Yes, I too have had problems of kids not listening to me, and have had problems with classroom management. But being mean isn’t a part of who I am, and I have a hard time yelling and disciplining kids. Yelling doesn’t come naturally to me, and at some level, it never will. Giving consequences doesn’t come naturally either.
Yet giving consequences for kids’ misbehaviors and actions are a fundamental part of the job. I know that if I want to become a better teacher, I have to adapt.
“Do you really have to stop being so nice?” asks Linda Kardamis of Teach 4 The Heart. She had the same struggle I had as a teacher, but being too nice is also a problem. She states that you have to have a “balance in your demeanor — to keep being nice while also holding yourself and your students to high standards.” To be a good teacher means being respected more than it means being liked. It means being a mentor rather than a friend.
It’s a simple fact of life that tough love is love. But only sometimes. We cannot be all tough love or too nice. There has to be a middle ground, especially for teachers. How I compose myself in my personal life is all up to me, and I am a very accommodating and nice person to my friends and peers. I believe in giving everyone the benefit of the doubt, in giving the gift of grace, and see no problem with being a pushover in my interpersonal relationships. That is why I’m struggling so much with tough love.
But as a teacher, there needs to be a middle ground. Applying my philosophy with my interpersonal relationships with my kids has resulted in my kids smelling me as “fresh meat” and thinking they can get away with things they would never try in the past, including trying to bully and harass other kids in the class and throwing books and pens at each other.
However, we all have our own paths to get there as teachers. Something I can do personally on my pathway to become a better teacher is to stop caring and worrying about what other teachers and administrators think. No one will ever be as critical of my pedagogy or my classroom management as I am on a daily basis. We all have our own paths, and it’s not like with the need in my community that I would get fired for trying to get better at my job.
Being a teacher in the inner-city has taught me that sometimes we need multiple identities. It’s not like we suddenly become completely different Jekyll and Hyde people when we enter different arenas, but we do need to adapt to our environments. That applies to any profession or environment, not only just teaching. We don’t act the same way around our friends as we do our parents, not the same around a pastor as we do our students.

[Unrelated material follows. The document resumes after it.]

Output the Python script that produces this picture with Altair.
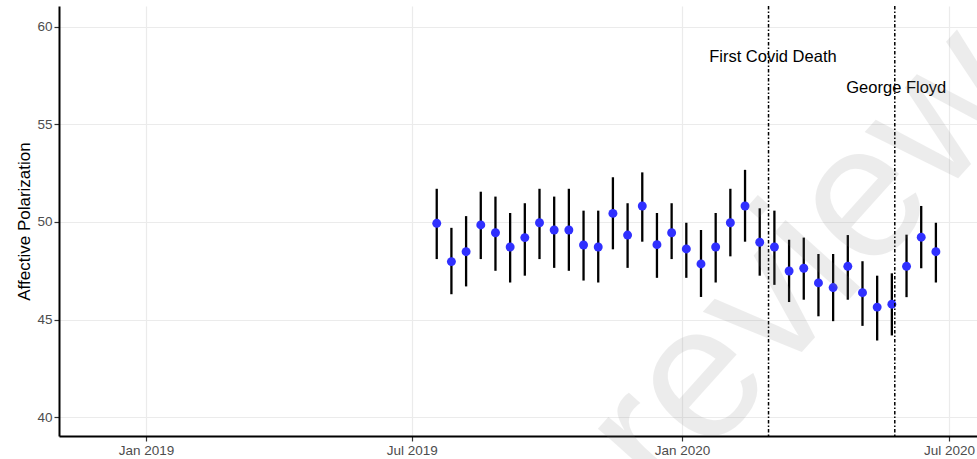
import altair as alt
import pandas as pd

# ---- data ----
dates = [
    "2019-07-18", "2019-07-28", "2019-08-07", "2019-08-17", "2019-08-27",
    "2019-09-06", "2019-09-16", "2019-09-26", "2019-10-06", "2019-10-16",
    "2019-10-26", "2019-11-05", "2019-11-15", "2019-11-25", "2019-12-05",
    "2019-12-15", "2019-12-25", "2020-01-04", "2020-01-14", "2020-01-24",
    "2020-02-03", "2020-02-13", "2020-02-23", "2020-03-04", "2020-03-14",
    "2020-03-24", "2020-04-03", "2020-04-13", "2020-04-23", "2020-05-03",
    "2020-05-13", "2020-05-23", "2020-06-02", "2020-06-12", "2020-06-22",
]
estimate = [
    49.93, 47.97, 48.48, 49.85, 49.45, 48.72, 49.20, 49.96, 49.59, 49.59,
    48.82, 48.72, 50.44, 49.33, 50.82, 48.84, 49.45, 48.62, 47.85, 48.72,
    49.96, 50.82, 48.96, 48.72, 47.49, 47.63, 46.88, 46.64, 47.73, 46.38,
    45.64, 45.79, 47.73, 49.22, 48.48,
]
upper = [
    51.70, 49.70, 50.30, 51.55, 51.30, 50.46, 50.96, 51.70, 51.30, 51.70,
    50.58, 50.58, 52.29, 50.96, 52.54, 50.46, 50.96, 49.96, 49.59, 50.46,
    51.70, 52.67, 50.70, 50.58, 49.09, 49.20, 48.36, 48.36, 49.33, 47.99,
    47.25, 47.37, 49.35, 50.82, 49.96,
]
lower = [
    48.10, 46.30, 46.70, 48.10, 47.50, 46.90, 47.25, 48.10, 47.65, 47.50,
    47.00, 46.90, 48.60, 47.65, 48.99, 47.14, 48.10, 47.14, 46.16, 46.90,
    48.24, 48.99, 47.25, 46.78, 45.90, 46.02, 45.17, 44.92, 46.02, 44.68,
    43.93, 44.19, 46.15, 47.63, 46.90,
]

event_dates = ["2020-02-29", "2020-05-25"]
event_labels = ["First Covid Death", "George Floyd"]
label_dates = ["2020-03-03", "2020-05-26"]
label_values = [58.45, 56.86]

# faint watermark of the preprint server (cut by the image edge, as in the reference)
watermark_text = ["review"]
watermark_date = ["2020-03-25"]
watermark_value = [47.9]

x_ticks = [(2019, 1), (2019, 7), (2020, 1), (2020, 7)]
y_ticks = [40, 45, 50, 55, 60]

df = pd.DataFrame({"date": dates, "est": estimate, "lo": lower, "hi": upper})
ev = pd.DataFrame({"date": event_dates})
lab = pd.DataFrame({"date": label_dates, "val": label_values, "label": event_labels})
wm = pd.DataFrame({"date": watermark_date, "val": watermark_value, "label": watermark_text})

FONT = "Liberation Sans"

x_scale = alt.Scale(
    type="utc",
    domain=[
        alt.DateTime(year=2018, month=11, date=2, hours=17, utc=True),
        alt.DateTime(year=2020, month=7, date=20, utc=True),
    ],
)
y_scale = alt.Scale(domain=[39.04, 61.06], nice=False, zero=False)

x_axis = alt.Axis(
    values=[alt.DateTime(year=y, month=m, date=1, utc=True) for y, m in x_ticks],
    labelExpr="utcFormat(datum.value, '%b %Y')",
    title=None,
    labelFlush=False,
    labelOverlap=False,
    labelBound=False,
)
y_axis = alt.Axis(values=y_ticks, title="Affective Polarization")

X = alt.X("date:T", scale=x_scale, axis=x_axis)
Y = alt.Y("est:Q", scale=y_scale, axis=y_axis)

watermark = alt.Chart(wm).mark_text(
    font=FONT, fontSize=190, color="#808080", opacity=0.14,
    align="center", baseline="middle", angle=312
).encode(
    x=alt.X("date:T", scale=x_scale, axis=x_axis),
    y=alt.Y("val:Q", scale=y_scale, axis=y_axis),
    text="label:N",
)

bars = alt.Chart(df).mark_rule(color="black", strokeWidth=2.3).encode(
    x=alt.X("date:T", scale=x_scale, axis=x_axis),
    y=alt.Y("lo:Q", scale=y_scale, axis=y_axis),
    y2="hi:Q",
)
points = alt.Chart(df).mark_circle(size=80, color="#3030FF", opacity=1).encode(x=X, y=Y)

vlines = alt.Chart(ev).mark_rule(
    color="black", strokeWidth=1.5, strokeDash=[3.5, 2, 1.5, 2]
).encode(x=alt.X("date:T", scale=x_scale, axis=x_axis))

texts = alt.Chart(lab).mark_text(
    font=FONT, fontSize=16.5, color="black", align="center", baseline="middle"
).encode(
    x=alt.X("date:T", scale=x_scale, axis=x_axis),
    y=alt.Y("val:Q", scale=y_scale, axis=y_axis),
    text="label:N",
)

chart = (
    alt.layer(bars, points, vlines, texts, watermark)
    .properties(
        width=918,
        height=430,
        autosize=alt.AutoSizeParams(type="none"),
        padding={"left": 59, "top": 6, "right": 0, "bottom": 23},
    )
    .configure_view(stroke=None)
    .configure_axis(
        domainColor="black",
        domainWidth=2,
        tickColor="#333333",
        tickSize=5,
        tickWidth=1.2,
        labelColor="#4D4D4D",
        labelFont=FONT,
        labelFontSize=13.5,
        labelPadding=2,
        gridColor="#EBEBEB",
        gridWidth=1.2,
        titleFont=FONT,
        titleFontSize=17,
        titleFontWeight="normal",
        titleColor="black",
    )
    .configure_axisY(titlePadding=3)
)

chart.save("out.html", embed_options={"renderer": "svg", "actions": False})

As a teacher, I’m struggling right now with tough love. I am still a nice teacher. No matter how long I stay in the field, I will always be a nice teacher. I need to stop caring so much about what other teachers and administrators think because having higher expectations and being more firm about misbehaviors are things that I’m naturally getting better at without the judgment and input of others. I love the people I work with, from other teachers to administrators. I’ve learned more from them than I could have if I just taught an isolated classroom in the middle of nowhere. But they have their own paths like I have mine.
I have been more consistent in giving consequences and have an actual system in place now. The first violation is a verbal warning, while the second is a phone call home and/or detention, while the third is an office referral. In my second year, I would do everything differently. “Don’t smile until December” is advice that I won’t follow, but advice that I’m starting to see the rationale for. I didn’t set the tone early in the first year and showed that I was too nice and didn’t know the right thing to do when things went south.
I couldn’t have learned these lessons any other way.
Everyone is on their own paths. My path now is to struggle with tough love. I will use it sparingly and sporadically, but I will use it consistently and systematically At some level, the balance is starting to feel natural.